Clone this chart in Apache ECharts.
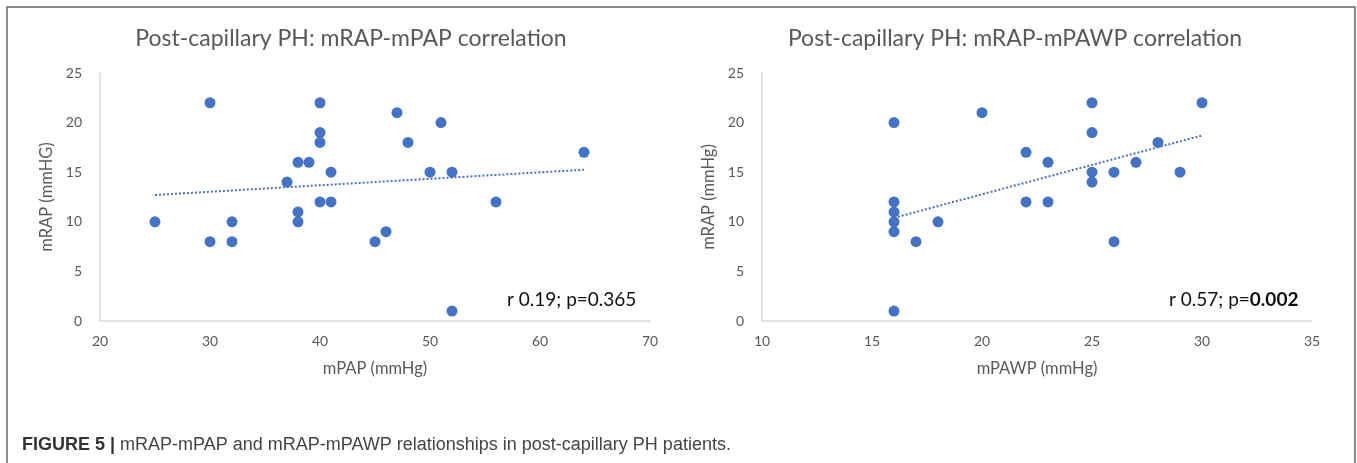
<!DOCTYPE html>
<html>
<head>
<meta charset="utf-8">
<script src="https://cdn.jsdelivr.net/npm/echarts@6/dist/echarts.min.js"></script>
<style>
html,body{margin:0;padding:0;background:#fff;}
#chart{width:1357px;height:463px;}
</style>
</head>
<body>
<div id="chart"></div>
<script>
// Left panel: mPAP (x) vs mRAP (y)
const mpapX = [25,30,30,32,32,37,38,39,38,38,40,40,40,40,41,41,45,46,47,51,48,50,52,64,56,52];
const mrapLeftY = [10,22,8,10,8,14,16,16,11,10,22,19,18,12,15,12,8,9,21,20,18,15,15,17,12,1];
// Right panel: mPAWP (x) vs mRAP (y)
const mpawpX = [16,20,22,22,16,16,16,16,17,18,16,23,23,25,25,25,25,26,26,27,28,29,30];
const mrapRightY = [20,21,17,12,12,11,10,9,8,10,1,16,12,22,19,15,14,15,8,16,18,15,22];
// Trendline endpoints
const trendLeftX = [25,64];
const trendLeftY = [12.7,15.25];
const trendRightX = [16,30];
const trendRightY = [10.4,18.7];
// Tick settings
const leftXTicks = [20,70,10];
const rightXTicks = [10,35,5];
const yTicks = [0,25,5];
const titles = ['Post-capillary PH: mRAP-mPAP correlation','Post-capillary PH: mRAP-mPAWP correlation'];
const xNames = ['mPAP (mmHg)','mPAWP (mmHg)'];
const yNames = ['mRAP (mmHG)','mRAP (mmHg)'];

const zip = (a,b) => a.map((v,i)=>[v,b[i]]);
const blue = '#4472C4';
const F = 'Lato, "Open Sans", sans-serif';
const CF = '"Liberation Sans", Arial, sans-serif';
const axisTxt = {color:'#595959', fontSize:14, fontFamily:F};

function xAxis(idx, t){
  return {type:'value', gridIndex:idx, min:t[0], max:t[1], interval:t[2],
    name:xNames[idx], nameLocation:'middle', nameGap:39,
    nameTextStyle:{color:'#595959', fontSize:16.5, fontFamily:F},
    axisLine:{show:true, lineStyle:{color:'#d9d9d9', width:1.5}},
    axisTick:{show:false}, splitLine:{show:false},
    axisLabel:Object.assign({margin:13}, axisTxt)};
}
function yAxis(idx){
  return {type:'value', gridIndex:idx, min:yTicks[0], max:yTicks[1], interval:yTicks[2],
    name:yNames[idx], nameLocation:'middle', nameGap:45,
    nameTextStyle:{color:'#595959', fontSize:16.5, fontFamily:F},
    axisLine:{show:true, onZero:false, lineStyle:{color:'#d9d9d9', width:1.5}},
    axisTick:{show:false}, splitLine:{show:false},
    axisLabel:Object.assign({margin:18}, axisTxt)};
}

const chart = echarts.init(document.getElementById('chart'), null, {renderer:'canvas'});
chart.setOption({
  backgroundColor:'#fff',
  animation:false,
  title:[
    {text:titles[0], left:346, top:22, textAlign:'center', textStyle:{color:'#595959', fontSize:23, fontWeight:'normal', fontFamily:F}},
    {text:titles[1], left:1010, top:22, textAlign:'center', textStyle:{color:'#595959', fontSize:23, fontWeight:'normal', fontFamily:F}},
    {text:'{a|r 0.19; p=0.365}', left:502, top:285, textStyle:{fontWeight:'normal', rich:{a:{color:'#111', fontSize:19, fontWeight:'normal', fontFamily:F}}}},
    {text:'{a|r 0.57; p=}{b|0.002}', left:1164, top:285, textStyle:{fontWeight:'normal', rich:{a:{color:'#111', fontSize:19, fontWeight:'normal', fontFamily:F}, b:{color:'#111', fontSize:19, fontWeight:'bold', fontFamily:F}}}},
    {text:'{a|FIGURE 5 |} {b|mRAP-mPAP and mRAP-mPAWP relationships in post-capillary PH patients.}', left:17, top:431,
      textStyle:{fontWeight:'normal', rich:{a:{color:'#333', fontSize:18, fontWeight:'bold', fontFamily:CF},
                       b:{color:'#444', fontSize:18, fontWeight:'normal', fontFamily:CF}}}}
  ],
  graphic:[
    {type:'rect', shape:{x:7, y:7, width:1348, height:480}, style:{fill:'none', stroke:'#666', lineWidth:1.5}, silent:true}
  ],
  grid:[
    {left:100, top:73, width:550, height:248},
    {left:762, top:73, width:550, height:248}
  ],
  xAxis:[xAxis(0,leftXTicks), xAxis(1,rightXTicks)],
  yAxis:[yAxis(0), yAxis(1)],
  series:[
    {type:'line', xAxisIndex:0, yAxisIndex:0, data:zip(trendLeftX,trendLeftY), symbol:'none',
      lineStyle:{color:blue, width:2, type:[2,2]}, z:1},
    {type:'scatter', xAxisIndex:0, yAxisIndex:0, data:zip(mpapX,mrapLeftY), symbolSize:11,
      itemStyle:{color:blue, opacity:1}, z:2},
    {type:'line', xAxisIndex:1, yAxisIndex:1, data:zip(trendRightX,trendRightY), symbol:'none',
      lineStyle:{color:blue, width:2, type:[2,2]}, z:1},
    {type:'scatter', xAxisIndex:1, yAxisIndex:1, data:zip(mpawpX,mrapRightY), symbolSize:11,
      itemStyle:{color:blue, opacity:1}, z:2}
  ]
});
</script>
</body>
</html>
• • • • • • •
Omit the pictures and give the material again, exactly and in full.

Clone this chart in Apache ECharts.
<!DOCTYPE html>
<html>
<head>
<meta charset="utf-8">
<script src="https://cdn.jsdelivr.net/npm/echarts@6/dist/echarts.min.js"></script>
<style>
html,body{margin:0;padding:0;background:#fff;}
#chart{width:1357px;height:463px;}
</style>
</head>
<body>
<div id="chart"></div>
<script>
// Left panel: mPAP (x) vs mRAP (y)
const mpapX = [25,30,30,32,32,37,38,39,38,38,40,40,40,40,41,41,45,46,47,51,48,50,52,64,56,52];
const mrapLeftY = [10,22,8,10,8,14,16,16,11,10,22,19,18,12,15,12,8,9,21,20,18,15,15,17,12,1];
// Right panel: mPAWP (x) vs mRAP (y)
const mpawpX = [16,20,22,22,16,16,16,16,17,18,16,23,23,25,25,25,25,26,26,27,28,29,30];
const mrapRightY = [20,21,17,12,12,11,10,9,8,10,1,16,12,22,19,15,14,15,8,16,18,15,22];
// Trendline endpoints
const trendLeftX = [25,64];
const trendLeftY = [12.7,15.25];
const trendRightX = [16,30];
const trendRightY = [10.4,18.7];
// Tick settings
const leftXTicks = [20,70,10];
const rightXTicks = [10,35,5];
const yTicks = [0,25,5];
const titles = ['Post-capillary PH: mRAP-mPAP correlation','Post-capillary PH: mRAP-mPAWP correlation'];
const xNames = ['mPAP (mmHg)','mPAWP (mmHg)'];
const yNames = ['mRAP (mmHG)','mRAP (mmHg)'];

const zip = (a,b) => a.map((v,i)=>[v,b[i]]);
const blue = '#4472C4';
const F = 'Lato, "Open Sans", sans-serif';
const CF = '"Liberation Sans", Arial, sans-serif';
const axisTxt = {color:'#595959', fontSize:14, fontFamily:F};

function xAxis(idx, t){
  return {type:'value', gridIndex:idx, min:t[0], max:t[1], interval:t[2],
    name:xNames[idx], nameLocation:'middle', nameGap:39,
    nameTextStyle:{color:'#595959', fontSize:16.5, fontFamily:F},
    axisLine:{show:true, lineStyle:{color:'#d9d9d9', width:1.5}},
    axisTick:{show:false}, splitLine:{show:false},
    axisLabel:Object.assign({margin:13}, axisTxt)};
}
function yAxis(idx){
  return {type:'value', gridIndex:idx, min:yTicks[0], max:yTicks[1], interval:yTicks[2],
    name:yNames[idx], nameLocation:'middle', nameGap:45,
    nameTextStyle:{color:'#595959', fontSize:16.5, fontFamily:F},
    axisLine:{show:true, onZero:false, lineStyle:{color:'#d9d9d9', width:1.5}},
    axisTick:{show:false}, splitLine:{show:false},
    axisLabel:Object.assign({margin:18}, axisTxt)};
}

const chart = echarts.init(document.getElementById('chart'), null, {renderer:'canvas'});
chart.setOption({
  backgroundColor:'#fff',
  animation:false,
  title:[
    {text:titles[0], left:346, top:22, textAlign:'center', textStyle:{color:'#595959', fontSize:23, fontWeight:'normal', fontFamily:F}},
    {text:titles[1], left:1010, top:22, textAlign:'center', textStyle:{color:'#595959', fontSize:23, fontWeight:'normal', fontFamily:F}},
    {text:'{a|r 0.19; p=0.365}', left:502, top:285, textStyle:{fontWeight:'normal', rich:{a:{color:'#111', fontSize:19, fontWeight:'normal', fontFamily:F}}}},
    {text:'{a|r 0.57; p=}{b|0.002}', left:1164, top:285, textStyle:{fontWeight:'normal', rich:{a:{color:'#111', fontSize:19, fontWeight:'normal', fontFamily:F}, b:{color:'#111', fontSize:19, fontWeight:'bold', fontFamily:F}}}},
    {text:'{a|FIGURE 5 |} {b|mRAP-mPAP and mRAP-mPAWP relationships in post-capillary PH patients.}', left:17, top:431,
      textStyle:{fontWeight:'normal', rich:{a:{color:'#333', fontSize:18, fontWeight:'bold', fontFamily:CF},
                       b:{color:'#444', fontSize:18, fontWeight:'normal', fontFamily:CF}}}}
  ],
  graphic:[
    {type:'rect', shape:{x:7, y:7, width:1348, height:480}, style:{fill:'none', stroke:'#666', lineWidth:1.5}, silent:true}
  ],
  grid:[
    {left:100, top:73, width:550, height:248},
    {left:762, top:73, width:550, height:248}
  ],
  xAxis:[xAxis(0,leftXTicks), xAxis(1,rightXTicks)],
  yAxis:[yAxis(0), yAxis(1)],
  series:[
    {type:'line', xAxisIndex:0, yAxisIndex:0, data:zip(trendLeftX,trendLeftY), symbol:'none',
      lineStyle:{color:blue, width:2, type:[2,2]}, z:1},
    {type:'scatter', xAxisIndex:0, yAxisIndex:0, data:zip(mpapX,mrapLeftY), symbolSize:11,
      itemStyle:{color:blue, opacity:1}, z:2},
    {type:'line', xAxisIndex:1, yAxisIndex:1, data:zip(trendRightX,trendRightY), symbol:'none',
      lineStyle:{color:blue, width:2, type:[2,2]}, z:1},
    {type:'scatter', xAxisIndex:1, yAxisIndex:1, data:zip(mpawpX,mrapRightY), symbolSize:11,
      itemStyle:{color:blue, opacity:1}, z:2}
  ]
});
</script>
</body>
</html>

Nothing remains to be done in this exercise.